Find a place to hack using NYC architecture

Since starting Hirelite: Speed Dating for Software Jobs, I've been taking a lot of meetings around New York City. After each meeting, I like to find a place nearby to sit, plug in my laptop, and hack for a few hours. In New York, it's hard to find a place you can sit with some elbow room unless you know where to look (Starbucks is usually packed). It turns out, due to zoning regulations, NYC abounds with free public space, often indoors and often with open power outlets where they don't mind you sitting for a few hours.

tl;dr - In Manhattan, look for newish buildings that have a higher base height than buildings around them. Chances are, there's a place you can hack.

[Base height illustrated source]

Example

In the example below, there are three buildings. #2 has a much higher base height in relation to buildings #1 and #3. There's probably a place to hack here.

Why is this?

In the late 1800's and early 1900's, as buildings in New York City were built taller and taller, people protested the loss of light due to the shadows cast and light blocked by new buildings. When the Equitable building was built in 1915, it cast a 7-acre shadow and enforced the need for more zoning regulation.

[The Equitable Building source]

Early attempts to regulate building height, base height, and setbacks (how high building walls may be before they must be set back in relation to the building footprint), including the 1916 Zoning Resolutions, were too restrictive and were plagued with other problems inherent to a growing city.
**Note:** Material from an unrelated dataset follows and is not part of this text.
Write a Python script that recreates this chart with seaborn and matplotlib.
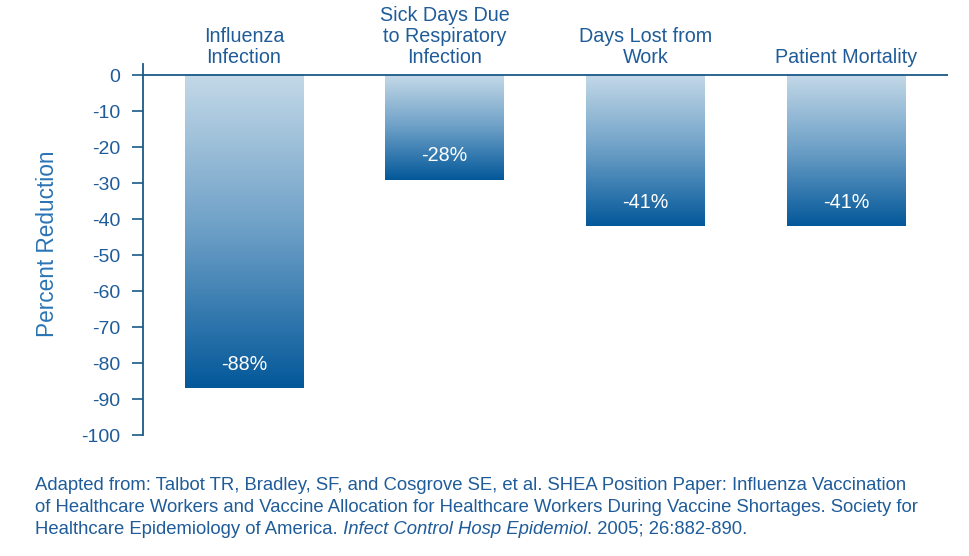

New regulations were drafted to better fit the city's expansion, culminating in the 1961 Zoning Regulations. These regulations set forth incentives for building developers to create publicly available space. Essentially, the new regulations allowed building developers to build with a higher base height in exchange for having an enclosed atrium, an outdoor park, or some other public space. This is where the hack comes from (the hack doesn't work if there are a cluster of buildings taking advantage of these incentives).

If you prefer to research for yourself instead of finding a place on the fly, just visit this list of of all privately owned public space in NYC. This will also help you narrow down outdoor vs indoor public space.